Но куда сильнее, чем сам мемориал, меня в тот холодный ноябрьский день поразило число свечей, зажженных и оставленных вдоль железнодорожных путей. Белые свечи, простые красные лампадки и разноцветные сосуды с гравировкой – на протяжении целой мили. Крохотные бьющиеся на ветру язычки освещали тот самый прямой путь, по которому шло большинство жертв.
Когда я возвращалась к Вратам смерти, по краям заборов из колючей проволоки начинала сгущаться темнота. Дождь припустил сильнее, но свечи продолжали гореть.
Трудно было понять, что делать после такого. После такого количества смертей и жестокости ничто не казалось правильным. Я не могла представить, что мой желудок сможет принять пищу.

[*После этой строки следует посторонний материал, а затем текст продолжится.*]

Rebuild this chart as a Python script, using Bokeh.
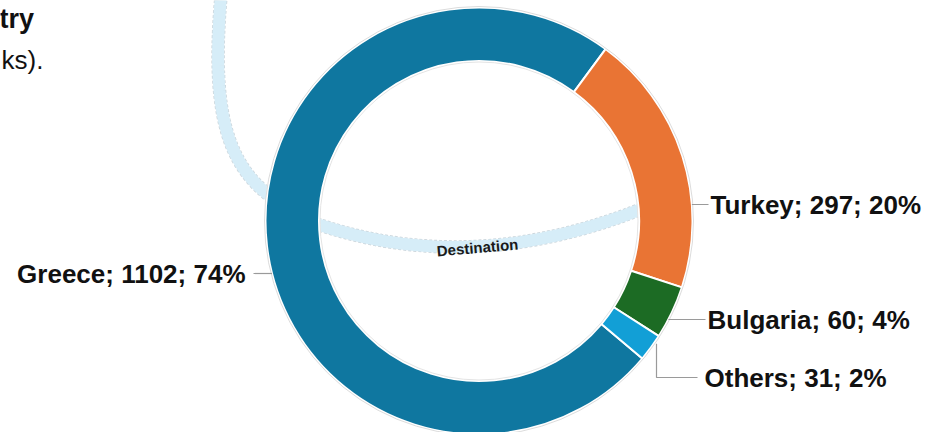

Даже кофе казался лишним. Так что я забралась в автобус, возвращавшийся в Краков, так ничего и не посмотрев в маленьком городке Освенцим – городке, который немцы называли Аушвицем.
Холод того дня пробрал меня до костей. Я дрожала, пытаясь оттянуть влажную одежду от кожи. Сквозь затуманенное автобусное стекло я видела смазанные дрожащие огни в черноте и протерла ясный кружок на стекле кулаком. Кладбище Освенцима словно утопало в море мигающих свечей. Вытащив из сумки дневник, я начала писать…
– Чтобы помочь умершему любимому найти путь домой.
Голос за спиной заставил мою руку дернуться и прочертить ручкой линию поперек страницы. Сердце напряглось и прижалось к грудной клетке.
Я повернулась к худющему молодому мужчине с темной эспаньолкой и рюкзаком, сидевшему за мной в автобусе.
– Прошу прощения?..
– Свечи, – пояснил он, указывая в окно и темноту. – Для всех душ.
– А, верно… Они прекрасны.
– Я – Лес, – он протянул руку. – Родом из Южной Каролины.
– Привет. Шэннон. Родом из Калифорнии.
Лес тоже не знал, что ему делать после Аушвица, и предложил пойти выпить пива, когда доберемся до Кракова. В Старом городе мы нашли паб в глубине узкого мощенного булыжником переулка и спустились по лесенке в дымное сводчатое помещение.